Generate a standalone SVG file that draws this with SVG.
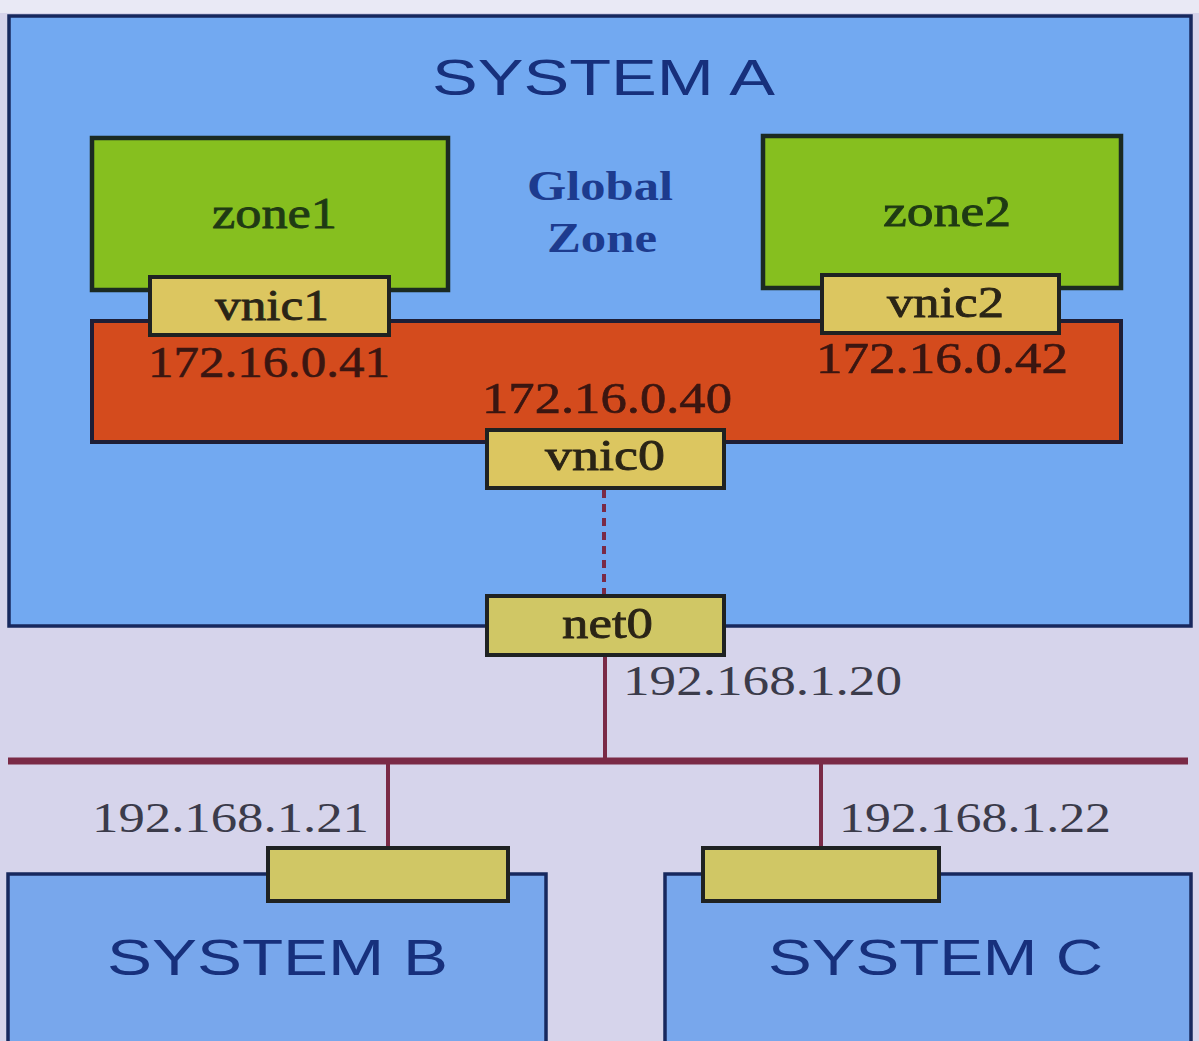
<svg xmlns="http://www.w3.org/2000/svg" width="1199" height="1041" viewBox="0 0 1199 1041">
<style>
.sys{fill:#72a9f1;stroke:#17285e;stroke-width:3.5}
.sysbc{fill:#78a7ec;stroke:#17285e;stroke-width:3.5}
.zone{fill:#86bf1f;stroke:#1b2a22;stroke-width:4.5}
.vnic{fill:#dcc660;stroke:#1f2222;stroke-width:4}
.nic{fill:#d0c765;stroke:#1f2222;stroke-width:4}
.band{fill:#d44b1d;stroke:#1e1e36;stroke-width:4}
.serif{font-family:"Liberation Serif","Times New Roman",serif}
.sans{font-family:"Liberation Sans",Arial,sans-serif}
.title{font-size:50px;fill:#17307c}
.ztxt{font-size:44px;fill:#1f3a14;stroke:#1f3a14;stroke-width:0.8}
.vtxt{font-size:44px;fill:#2a2416;stroke:#2a2416;stroke-width:0.8}
.iptxt{font-size:44px;fill:#3a1611;stroke:#3a1611;stroke-width:0.6}
.gtxt{font-size:42px;fill:#1d3b8e;font-weight:bold}
.lan{font-size:42px;fill:#3b3b4a}
.bus{stroke:#7a2a46;fill:none}
</style>
<rect x="0" y="0" width="1199" height="1041" fill="#d6d4eb"/>
<rect x="0" y="0" width="1199" height="13" fill="#e9e9f5"/>

<g id="system-a">
<rect class="sys" x="9" y="16" width="1182" height="610"/>
<text class="sans title" x="432" y="95" textLength="343" lengthAdjust="spacingAndGlyphs">SYSTEM A</text>
</g>

<g id="global-zone">
<text class="serif gtxt" x="527" y="200" textLength="146" lengthAdjust="spacingAndGlyphs">Global</text>
<text class="serif gtxt" x="547" y="252" textLength="110" lengthAdjust="spacingAndGlyphs">Zone</text>
</g>

<g id="zone1">
<rect class="zone" x="92" y="138" width="356" height="152"/>
<text class="serif ztxt" x="212" y="228" textLength="125" lengthAdjust="spacingAndGlyphs">zone1</text>
</g>

<g id="zone2">
<rect class="zone" x="763" y="136" width="358" height="152"/>
<text class="serif ztxt" x="883" y="226" textLength="128" lengthAdjust="spacingAndGlyphs">zone2</text>
</g>

<g id="global-band">
<rect class="band" x="92" y="321" width="1029" height="121"/>
<text class="serif iptxt" x="148" y="377" textLength="242" lengthAdjust="spacingAndGlyphs">172.16.0.41</text>
<text class="serif iptxt" x="816" y="373" textLength="252" lengthAdjust="spacingAndGlyphs">172.16.0.42</text>
<text class="serif iptxt" x="482" y="413" textLength="250" lengthAdjust="spacingAndGlyphs">172.16.0.40</text>
</g>

<g id="vnic1">
<rect class="vnic" x="150" y="277" width="239" height="58"/>
<text class="serif vtxt" x="215" y="320" textLength="114" lengthAdjust="spacingAndGlyphs">vnic1</text>
</g>

<g id="vnic2">
<rect class="vnic" x="822" y="275" width="237" height="58"/>
<text class="serif vtxt" x="887" y="317" textLength="117" lengthAdjust="spacingAndGlyphs">vnic2</text>
</g>

<g id="vnic0">
<rect class="vnic" x="487" y="430" width="237" height="58"/>
<text class="serif vtxt" x="545" y="470" textLength="120" lengthAdjust="spacingAndGlyphs">vnic0</text>
</g>

<g id="connectors">
<line class="bus" x1="604" y1="490" x2="604" y2="594" stroke-width="4" stroke-dasharray="8,6" stroke="#a0455a"/>
<line class="bus" x1="605" y1="657" x2="605" y2="760" stroke-width="4"/>
<line class="bus" x1="8" y1="761" x2="1188" y2="761" stroke-width="7"/>
<line class="bus" x1="388" y1="761" x2="388" y2="846" stroke-width="4"/>
<line class="bus" x1="821" y1="761" x2="821" y2="846" stroke-width="4"/>
</g>

<g id="net0">
<rect class="nic" x="487" y="596" width="237" height="59"/>
<text class="serif vtxt" x="562" y="638" textLength="91" lengthAdjust="spacingAndGlyphs">net0</text>
</g>

<g id="lan-labels">
<text class="serif lan" x="623" y="695" textLength="279" lengthAdjust="spacingAndGlyphs">192.168.1.20</text>
<text class="serif lan" x="92" y="832" textLength="277" lengthAdjust="spacingAndGlyphs">192.168.1.21</text>
<text class="serif lan" x="839" y="832" textLength="272" lengthAdjust="spacingAndGlyphs">192.168.1.22</text>
</g>

<g id="system-b">
<rect class="sysbc" x="8" y="874" width="538" height="180"/>
<rect class="nic" x="268" y="848" width="240" height="53"/>
<text class="sans title" x="107" y="975" textLength="341" lengthAdjust="spacingAndGlyphs">SYSTEM B</text>
</g>

<g id="system-c">
<rect class="sysbc" x="665" y="874" width="526" height="180"/>
<rect class="nic" x="703" y="848" width="236" height="53"/>
<text class="sans title" x="768" y="975" textLength="335" lengthAdjust="spacingAndGlyphs">SYSTEM C</text>
</g>
</svg>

---

**PROBLEM:** Repeat the listing above exactly, with no pictures.

**THE RESULT:**
Generate a standalone SVG file that draws this with SVG.
<svg xmlns="http://www.w3.org/2000/svg" width="1199" height="1041" viewBox="0 0 1199 1041">
<style>
.sys{fill:#72a9f1;stroke:#17285e;stroke-width:3.5}
.sysbc{fill:#78a7ec;stroke:#17285e;stroke-width:3.5}
.zone{fill:#86bf1f;stroke:#1b2a22;stroke-width:4.5}
.vnic{fill:#dcc660;stroke:#1f2222;stroke-width:4}
.nic{fill:#d0c765;stroke:#1f2222;stroke-width:4}
.band{fill:#d44b1d;stroke:#1e1e36;stroke-width:4}
.serif{font-family:"Liberation Serif","Times New Roman",serif}
.sans{font-family:"Liberation Sans",Arial,sans-serif}
.title{font-size:50px;fill:#17307c}
.ztxt{font-size:44px;fill:#1f3a14;stroke:#1f3a14;stroke-width:0.8}
.vtxt{font-size:44px;fill:#2a2416;stroke:#2a2416;stroke-width:0.8}
.iptxt{font-size:44px;fill:#3a1611;stroke:#3a1611;stroke-width:0.6}
.gtxt{font-size:42px;fill:#1d3b8e;font-weight:bold}
.lan{font-size:42px;fill:#3b3b4a}
.bus{stroke:#7a2a46;fill:none}
</style>
<rect x="0" y="0" width="1199" height="1041" fill="#d6d4eb"/>
<rect x="0" y="0" width="1199" height="13" fill="#e9e9f5"/>

<g id="system-a">
<rect class="sys" x="9" y="16" width="1182" height="610"/>
<text class="sans title" x="432" y="95" textLength="343" lengthAdjust="spacingAndGlyphs">SYSTEM A</text>
</g>

<g id="global-zone">
<text class="serif gtxt" x="527" y="200" textLength="146" lengthAdjust="spacingAndGlyphs">Global</text>
<text class="serif gtxt" x="547" y="252" textLength="110" lengthAdjust="spacingAndGlyphs">Zone</text>
</g>

<g id="zone1">
<rect class="zone" x="92" y="138" width="356" height="152"/>
<text class="serif ztxt" x="212" y="228" textLength="125" lengthAdjust="spacingAndGlyphs">zone1</text>
</g>

<g id="zone2">
<rect class="zone" x="763" y="136" width="358" height="152"/>
<text class="serif ztxt" x="883" y="226" textLength="128" lengthAdjust="spacingAndGlyphs">zone2</text>
</g>

<g id="global-band">
<rect class="band" x="92" y="321" width="1029" height="121"/>
<text class="serif iptxt" x="148" y="377" textLength="242" lengthAdjust="spacingAndGlyphs">172.16.0.41</text>
<text class="serif iptxt" x="816" y="373" textLength="252" lengthAdjust="spacingAndGlyphs">172.16.0.42</text>
<text class="serif iptxt" x="482" y="413" textLength="250" lengthAdjust="spacingAndGlyphs">172.16.0.40</text>
</g>

<g id="vnic1">
<rect class="vnic" x="150" y="277" width="239" height="58"/>
<text class="serif vtxt" x="215" y="320" textLength="114" lengthAdjust="spacingAndGlyphs">vnic1</text>
</g>

<g id="vnic2">
<rect class="vnic" x="822" y="275" width="237" height="58"/>
<text class="serif vtxt" x="887" y="317" textLength="117" lengthAdjust="spacingAndGlyphs">vnic2</text>
</g>

<g id="vnic0">
<rect class="vnic" x="487" y="430" width="237" height="58"/>
<text class="serif vtxt" x="545" y="470" textLength="120" lengthAdjust="spacingAndGlyphs">vnic0</text>
</g>

<g id="connectors">
<line class="bus" x1="604" y1="490" x2="604" y2="594" stroke-width="4" stroke-dasharray="8,6" stroke="#a0455a"/>
<line class="bus" x1="605" y1="657" x2="605" y2="760" stroke-width="4"/>
<line class="bus" x1="8" y1="761" x2="1188" y2="761" stroke-width="7"/>
<line class="bus" x1="388" y1="761" x2="388" y2="846" stroke-width="4"/>
<line class="bus" x1="821" y1="761" x2="821" y2="846" stroke-width="4"/>
</g>

<g id="net0">
<rect class="nic" x="487" y="596" width="237" height="59"/>
<text class="serif vtxt" x="562" y="638" textLength="91" lengthAdjust="spacingAndGlyphs">net0</text>
</g>

<g id="lan-labels">
<text class="serif lan" x="623" y="695" textLength="279" lengthAdjust="spacingAndGlyphs">192.168.1.20</text>
<text class="serif lan" x="92" y="832" textLength="277" lengthAdjust="spacingAndGlyphs">192.168.1.21</text>
<text class="serif lan" x="839" y="832" textLength="272" lengthAdjust="spacingAndGlyphs">192.168.1.22</text>
</g>

<g id="system-b">
<rect class="sysbc" x="8" y="874" width="538" height="180"/>
<rect class="nic" x="268" y="848" width="240" height="53"/>
<text class="sans title" x="107" y="975" textLength="341" lengthAdjust="spacingAndGlyphs">SYSTEM B</text>
</g>

<g id="system-c">
<rect class="sysbc" x="665" y="874" width="526" height="180"/>
<rect class="nic" x="703" y="848" width="236" height="53"/>
<text class="sans title" x="768" y="975" textLength="335" lengthAdjust="spacingAndGlyphs">SYSTEM C</text>
</g>
</svg>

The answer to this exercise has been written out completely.